Professor Kenneth Wilson of Lancaster University’s Environment Centre, has been awarded £111,687 as part of a £287,543 project from the UK’s Agritech Catalyst fund, administered by Innovate UK, the UK’s innovation agency, and co-funded by the Biotechnology and Biological Sciences Research Council (BBSRC).
The award will be used to develop a novel biopesticide technology for the protection of food crops from destructive insect pests including caterpillars, sawflies and beetles.
Crop pests, such as armyworm, bollworm and leafworm caterpillars, are responsible for immense yield losses globally, estimated to be in the region of 20-40%, causing billions of pounds of food waste each year. These insects are susceptible to natural diseases, called baculoviruses, which can be harnessed for the biological control of these pests.
Biopesticides based on these viruses are in use to control a number of major pests around the world, but at the moment they are not as effective as they could be because the virus is easily damaged by the UV in sunlight.

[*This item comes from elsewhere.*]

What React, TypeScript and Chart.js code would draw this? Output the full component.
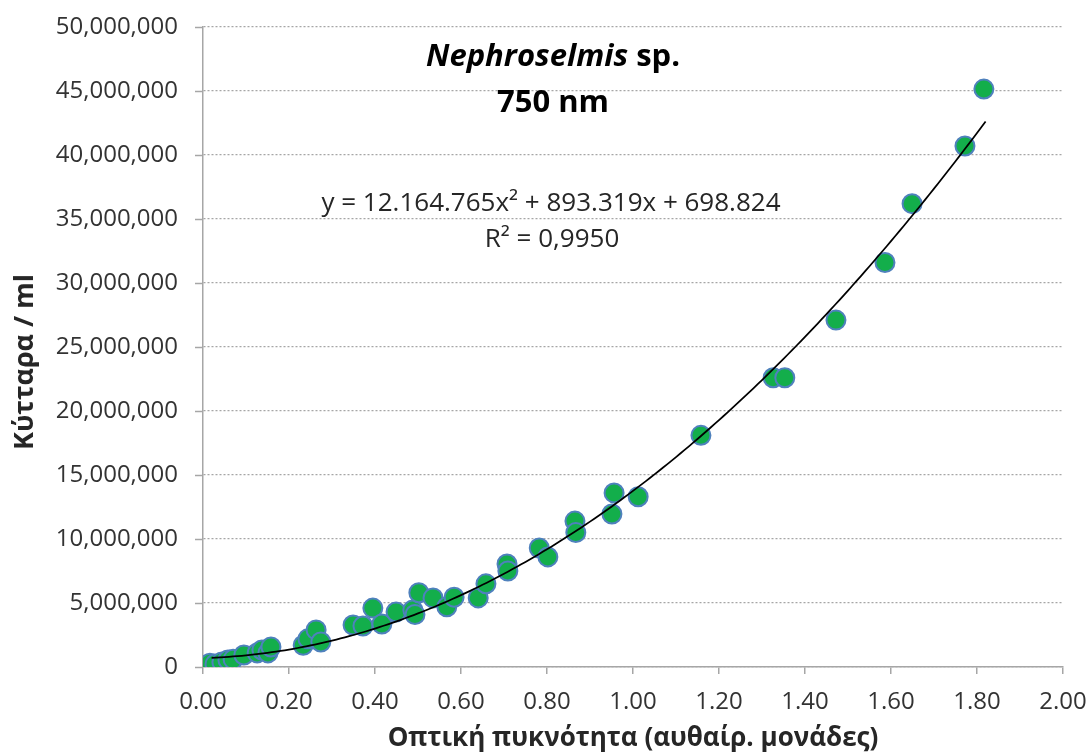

The project is led by Exosect Limited, an SME specialising in the development of pest control products, and will be carried out in collaboration with David Grzywacz of the Natural Resources Institute at the University of Greenwich.
With increasing public and government concern over the environmental impact of chemical pesticides, the search for alternatives has grown apace in the last decade. Insect baculoviruses have been successfully used to control a number of economically-important pests. But scientists now need to work out how to make them more effective in the field.
Professor Wilson said: “Biopesticides using baculovirus are much more environment-friendly than traditional chemicals because they are highly specific to just a few insect species, so have negligible negative impact on humans, livestock and beneficial insects, such as bees and other pollinators. Yet, despite their positive environmental attributes, the uptake by growers, whilst increasing, has remained somewhat limited because baculoviruses are not very resistant to ultra-violet radiation from sunlight.
The team intends to address this major challenge by protecting the baculovirus from UV using Exosect’s proprietary formulation platform, Entostat, which is an inert micro-powder based on natural and/or synthetic waxes which has electrostatic properties.
Professor Wilson added: “Although Entostat has been combined successfully with other chemical and biological pesticides, such as fungi and bacteria, our research project aims to demonstrate how we can apply Entostat formulation technology in a novel and exciting way to maximise its benefits to baculovirus biopesticides”